Признание Сабины совершенно ошеломило Изидора. Любовь вторгалась в его жизнь в самый неожиданный момент. Прежде женщинам в ней не оставалось места. Изидор познал большую любовь в детстве, пережил несколько увлечений в отрочестве, а потом были одни лишь незначительные приключения со служанками. Он старался, чтобы все это происходило как можно незаметнее, а главное, избегал привязанностей. Жениться, завести семью, детей – это не для него. Чужая семья, чужие дети заменили ему собственных. Так что в замках Блуа, Вивре, Куссон через объятия Изидора прошла лишь вереница прислужниц. Наверняка не одна из них сохла по нему, поскольку у него было все, чтобы нравиться женщинам, но он этого не сознавал.

А потом в течение нескольких дней в Компьене была Сабина…

С Сабиной все происходило совсем по-другому! Каждый день звенел, сиял ею. Впервые, несмотря на все свои усилия, Изидор Ланфан позволил женщине завладеть своим сердцем. Почему? Потому что в Компьене он остался один, некому было служить, и он мог, наконец, подумать о себе? Потому что грубое домогательство, от которого он защитил Сабину, сразу же сблизило их? Или просто потому, что это была она – и другого объяснения не требовалось?

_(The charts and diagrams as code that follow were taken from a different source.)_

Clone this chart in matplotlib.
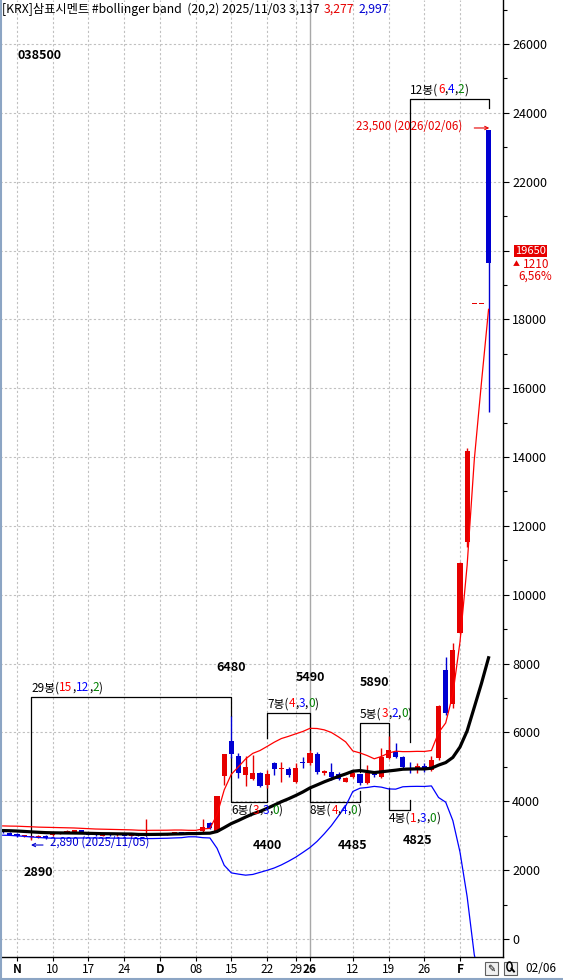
import numpy as np
import pandas as pd
import matplotlib
matplotlib.use("Agg")
import matplotlib.pyplot as plt
from matplotlib.offsetbox import TextArea, HPacker, AnnotationBbox
from matplotlib.lines import Line2D
from matplotlib.patches import Rectangle, Circle

plt.rcParams['font.family'] = ['Noto Sans CJK KR', 'DejaVu Sans']

W, H = 563, 980
RED = '#E60000'
BLUE = '#0000D2'
GREEN = '#008000'

# daily bars, index 0 = 2025/11/03 (two October bars before it)
first_idx = -2
opens = [3120, 3090, 3060, 2980, 2950, 2960, 3000, 3020, 3080, 3110,
         3120, 3150, 3100, 3040, 3000, 3040, 3010, 3030, 3000, 3020,
         3010, 3030, 3080, 3040, 3050, 3100, 3060, 3100, 3130, 3370,
         3120, 4740, 5760, 5320, 4760, 4640, 4830, 4480, 5100, 4940,
         4930, 4570, 5120, 5100, 5370, 4830, 4840, 4780, 4570, 4700,
         4790, 4530, 4780, 4700, 5260, 5440, 5300, 4960, 4910, 5030,
         4910, 5250, 7810, 6830, 8900, 11540, 18440, 18440, 23500]
highs = [3140, 3110, 3080, 3020, 3000, 3010, 3010, 3110, 3120, 3170,
         3180, 3170, 3110, 3060, 3060, 3050, 3050, 3040, 3040, 3030,
         3480, 3090, 3090, 3080, 3120, 3110, 3120, 3110, 3480, 3400,
         4160, 5380, 6480, 5410, 5310, 5345, 4850, 4910, 5150, 5150,
         5010, 5100, 5280, 5490, 5420, 4900, 5100, 4850, 4700, 4870,
         4800, 5050, 4860, 5540, 5890, 5690, 5330, 5150, 5120, 5120,
         5330, 6800, 8180, 8590, 10950, 14250, 18440, 18440, 23500]
lows = [3090, 3010, 2970, 2950, 2890, 2940, 2910, 3000, 3060, 3090,
        3100, 3100, 3010, 2990, 2980, 2990, 2990, 2980, 2990, 2980,
        3000, 3020, 3020, 3030, 3040, 3050, 3050, 3060, 3120, 3200,
        3100, 4470, 5250, 4670, 4445, 4620, 4420, 4400, 4770, 4570,
        4720, 4530, 4960, 5060, 4780, 4770, 4620, 4620, 4560, 4680,
        4485, 4500, 4700, 4680, 5220, 5270, 4960, 4825, 4830, 4860,
        4880, 5200, 6500, 6700, 8850, 11400, 18440, 18440, 15300]
closes = [3100, 3030, 2990, 3000, 2970, 2990, 2920, 3090, 3100, 3150,
          3160, 3120, 3030, 3010, 3040, 3010, 3030, 3000, 3020, 3000,
          3060, 3070, 3040, 3060, 3110, 3060, 3100, 3080, 3260, 3220,
          4150, 5370, 5380, 4830, 5010, 4830, 4445, 4790, 4930, 4960,
          4770, 4960, 5100, 5410, 4860, 4850, 4715, 4640, 4670, 4810,
          4540, 4810, 4760, 5280, 5490, 5300, 5000, 4900, 5030, 4900,
          5200, 6770, 6570, 8400, 10910, 14190, 18440, 18440, 19650]

# bollinger (20,2) as drawn for the first bars, whose 20-day window
# reaches back before the loaded bars
bb_mid_early = [3150, 3145, 3137, 3125, 3112, 3100, 3090, 3085, 3082, 3080,
                3078, 3075, 3070, 3065, 3060, 3058, 3055, 3052, 3050]
bb_up_early = [3285, 3280, 3277, 3268, 3260, 3250, 3245, 3240, 3235, 3230,
               3225, 3215, 3205, 3195, 3190, 3185, 3180, 3175, 3170]
bb_lo_early = [3015, 3010, 2997, 2982, 2964, 2950, 2935, 2930, 2929, 2930,
               2931, 2935, 2935, 2935, 2930, 2931, 2930, 2929, 2930]

tick_idx = [0, 5, 10, 15, 20, 25, 30, 35, 39, 41, 47, 52, 57, 62]
tick_lbl = ['N', '10', '17', '24', 'D', '08', '15', '22', '29', '26', '12', '19', '26', 'F']
bold_ticks = [0, 4, 9, 13]
year_idx = 41

# zigzag swings: start bar, end bar, bracket level, where each leg stops,
# and the (up, down, flat) bar counts
zz_from = [2, 30, 35, 41, 48, 52, 55]
zz_to = [30, 35, 41, 48, 52, 55, 66]
zz_level = [7030, 3990, 6565, 3990, 6275, 3750, 24400]
zz_start = [2930, 5300, 5840, 4350, 4850, 4390, 5720]
zz_end = [6480, 4760, 5490, 4300, 5490, 4040, 24140]
zz_counts = [(15, 12, 2), (3, 3, 0), (4, 3, 0), (4, 4, 0), (3, 2, 0), (1, 3, 0), (6, 4, 2)]

peak_lbl = ['6480', '5490', '5890', '4400', '4485', '4825', '2890']

x = np.arange(first_idx, first_idx + len(closes))
o = np.array(opens, float)
h = np.array(highs, float)
l = np.array(lows, float)
c = np.array(closes, float)

cs = pd.Series(c)
mid = cs.rolling(20).mean().to_numpy()
sd = cs.rolling(20).std(ddof=0).to_numpy()
up = mid + 2 * sd
lo = mid - 2 * sd
n0 = len(bb_mid_early)
mid[:n0] = bb_mid_early
up[:n0] = bb_up_early
lo[:n0] = bb_lo_early

fig = plt.figure(figsize=(W / 100, H / 100), dpi=100)
ax = fig.add_axes([0, 23 / H, 503 / W, 957 / H])
ax.set_xlim(-2.38, 68.02)
ax.set_ylim(-523, 27278)

# grid
ax.set_yticks(np.arange(0, 26001, 2000))
ax.set_yticks(np.arange(1000, 27001, 2000), minor=True)
ax.grid(axis='y', which='major', color='#C0C0C0', ls=(0, (2, 2)), lw=0.8)
for t in tick_idx:
    if t == year_idx:
        ax.axvline(t, color='#A8A8A8', lw=1.0, zorder=0.5)
    else:
        ax.axvline(t, color='#C0C0C0', ls=(0, (2, 2)), lw=0.8, zorder=0.5)

# candles
cols = [RED if cc >= oo else BLUE for oo, cc in zip(o, c)]
ax.vlines(x, l, h, colors=cols, lw=1.0, zorder=3)
body = np.maximum(np.abs(c - o), 40)
ax.bar(x, body, bottom=np.minimum(o, c), width=0.72, color=cols, lw=0, zorder=3)

# bollinger bands
ax.plot(x, up, color='#FF0000', lw=0.9, zorder=4)
ax.plot(x, lo, color='#0000FF', lw=0.9, zorder=4)
ax.plot(x, mid, color='black', lw=2.3, zorder=4)

# zigzag brackets
for a, b, lev, v0, v1, cnt in zip(zz_from, zz_to, zz_level, zz_start, zz_end, zz_counts):
    rising = lev > v1
    ax.plot([a, a, b, b], [v0, lev, lev, v1], color='black', lw=0.9, zorder=2)
    parts = [(f"{b - a + 1}봉(", 'black'), (str(cnt[0]), '#FF0000'), (',', 'black'),
             (str(cnt[1]), '#0000FF'), (',', 'black'), (str(cnt[2]), GREEN), (')', 'black')]
    pk = HPacker(children=[TextArea(s, textprops=dict(color=col, fontsize=8.5)) for s, col in parts],
                 align='baseline', pad=0, sep=0)
    ab = AnnotationBbox(pk, (a, lev), xybox=(0, 2 if rising else -1.5), xycoords='data',
                        boxcoords='offset points', box_alignment=(0, 0) if rising else (0, 1),
                        frameon=False, pad=0, annotation_clip=False, zorder=5)
    ax.add_artist(ab)

# swing values
peak_pos = [(29.95, 7900), (41.0, 7610), (49.97, 7465), (35.0, 2730),
            (47.0, 2730), (56.0, 2875), (2.94, 1945)]
for s, (tx, ty) in zip(peak_lbl, peak_pos):
    ax.text(tx, ty, s, ha='center', va='center', fontsize=9, fontweight='bold', zorder=6)
ax.text(0, 25680, '038500', ha='left', va='center', fontsize=9, fontweight='bold')

# low / high notes
ax.annotate('', xy=(1.96, 2730), xytext=(3.64, 2730),
            arrowprops=dict(arrowstyle='->', color=BLUE, lw=0.8, shrinkA=0, shrinkB=0, mutation_scale=6))
ax.text(4.62, 2818, '2,890 (2025/11/05)', color=BLUE, fontsize=8.3, ha='left', va='center')
ax.text(62.3, 23620, '23,500 (2026/02/06)', color=RED, fontsize=8.3, ha='right', va='center')
ax.annotate('', xy=(66.1, 23560), xytext=(64.0, 23560),
            arrowprops=dict(arrowstyle='->', color=RED, lw=0.8, shrinkA=0, shrinkB=0, mutation_scale=6))

# right price axis
ax.yaxis.tick_right()
ax.tick_params(axis='y', which='major', length=4.5, width=0.8, labelsize=9, pad=2)
ax.tick_params(axis='y', which='minor', length=3, width=0.8)
ylbls = [str(v) if v != 20000 else '' for v in range(0, 26001, 2000)]
ax.set_yticklabels(ylbls)

ax.set_xticks(tick_idx)
ax.set_xticklabels(tick_lbl)
ax.tick_params(axis='x', length=3, width=0.8, labelsize=8.5, pad=1)
for k, t in enumerate(ax.get_xticklabels()):
    if k in bold_ticks:
        t.set_fontweight('bold')

for sp in ['left', 'top']:
    ax.spines[sp].set_visible(False)
ax.spines['right'].set_linewidth(1.0)
ax.spines['bottom'].set_linewidth(1.0)

# current price tag
tr = ax.get_yaxis_transform()
ax.text(1.024, 19980, '19650', transform=tr, color='white', fontsize=8, ha='left', va='center',
        bbox=dict(boxstyle='square,pad=0.08', facecolor=RED, edgecolor='none'))
ax.text(1.020, 19620, '▲', transform=tr, color=RED, fontsize=5, ha='left', va='center')
ax.text(1.040, 19600, '1210', transform=tr, color=RED, fontsize=8.5, ha='left', va='center')
ax.text(1.030, 19260, '6,56%', transform=tr, color=RED, fontsize=8.5, ha='left', va='center')

# header
hdr = [("[KRX]삼표시멘트 #bollinger band  (20,2) 2025/11/03 3,137", 'black'),
       ("3,277", RED), ("2,997", BLUE)]
hp = HPacker(children=[TextArea(s, textprops=dict(color=col, fontsize=8.8)) for s, col in hdr],
             align='baseline', pad=0, sep=3)
fig.add_artist(AnnotationBbox(hp, (2 / W, 1 - 9 / H), xycoords='figure fraction',
                              box_alignment=(0, 0.5), frameon=False, pad=0))

# bottom right
fig.text(541 / W, 1 - 968 / H, '02/06', ha='center', va='center', fontsize=8.5)
for x0 in [485, 504]:
    fig.add_artist(Rectangle((x0 / W, 1 - 975 / H), 13 / W, 13 / H, transform=fig.transFigure,
                             facecolor='#F0F0F0', edgecolor='#606060', lw=0.8))
fig.text(491.5 / W, 1 - 968.5 / H, '✎', ha='center', va='center', fontsize=7, family='DejaVu Sans')
fig.add_artist(Circle((509.5 / W, 1 - 966.5 / H), 2.6 / W, transform=fig.transFigure,
                      facecolor='none', edgecolor='black', lw=1.1))
fig.add_artist(Line2D([511.5 / W, 514 / W], [1 - 968.5 / H, 1 - 971.5 / H], color='black', lw=1.4))

# window frame
fig.add_artist(Line2D([0.8 / W, 0.8 / W], [0, 1], color='#8CA5C4', lw=1.5))
fig.add_artist(Line2D([0, 1], [1.5 / H, 1.5 / H], color='#8CA5C4', lw=1.5))

fig.savefig('out.png', dpi=100)
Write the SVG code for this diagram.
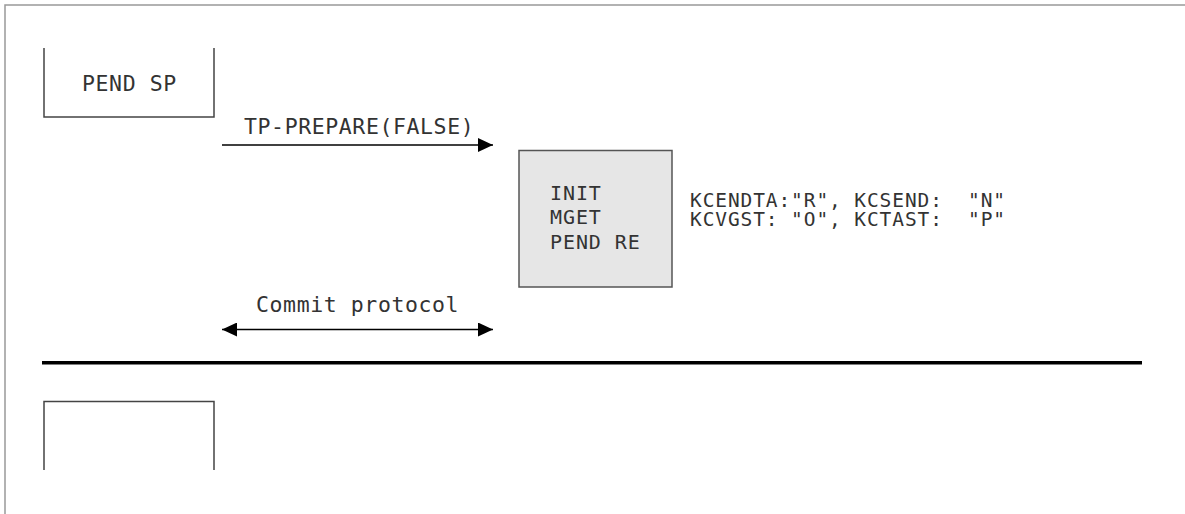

Конечно, он любил Сабину, и, конечно, Сабина любила его! Видя, как это дивное создание преклоняет перед ним колена, слыша ее признание, он должен был не поверить тому, что видит и слышит. Ему следовало сказать себе, что он недостоин, что любовь меж ними невозможна… Но он поверил, потому что уже знал то, в чем она собиралась ему признаться. Он был зрелым мужчиной, она совсем молода, он беден, она богата, но это не имело никакого значения, потому что любви безразличны и возраст, и богатство…

Сабина убежала. Изидор остался один в великолепном покое, и только вечером, после целого дня размышлений, ценой ужасной головной боли, когда девушка вернулась, он, наконец, отважился и тоже сделал признание. Казалось, ее это не удивило: ведь она тоже все знала.

Тогда они стали говорить о самих себе, и оба нашли одни и те же слова. В сущности, вместо них все решило время. Оба знали, что им отпущены скупые сроки, и это не оставляло выбора. Ни он, ни она не хотели простой интрижки. Сабина не мыслила совместной жизни вне церковных уз, да и Изидор относился к этому не менее серьезно.

Состоялось публичное оглашение предстоящего брака, и Изидор Ланфан официально разделил жизнь Сабины Лекюрель. Раздосадованные сеньоры сами убрались восвояси. Изидор быстро оправился от раны. Вся усадьба осталась в полном распоряжении влюбленных. Но при этом они не переступали границ целомудрия. Сабина продолжала спать в своей комнате, он – в комнате ее отца…

Что сказать об этих днях, прожитых вне всякого времени, об этих мгновениях мира среди войны, которая никак не хотела возобновиться, об этом уединении в нескольких шагах от незримого войска? Они были легки, скоротечны, ошеломляющи. Сабина уже не была прежней. Она смеялась, пела, шалила, болтала милый вздор.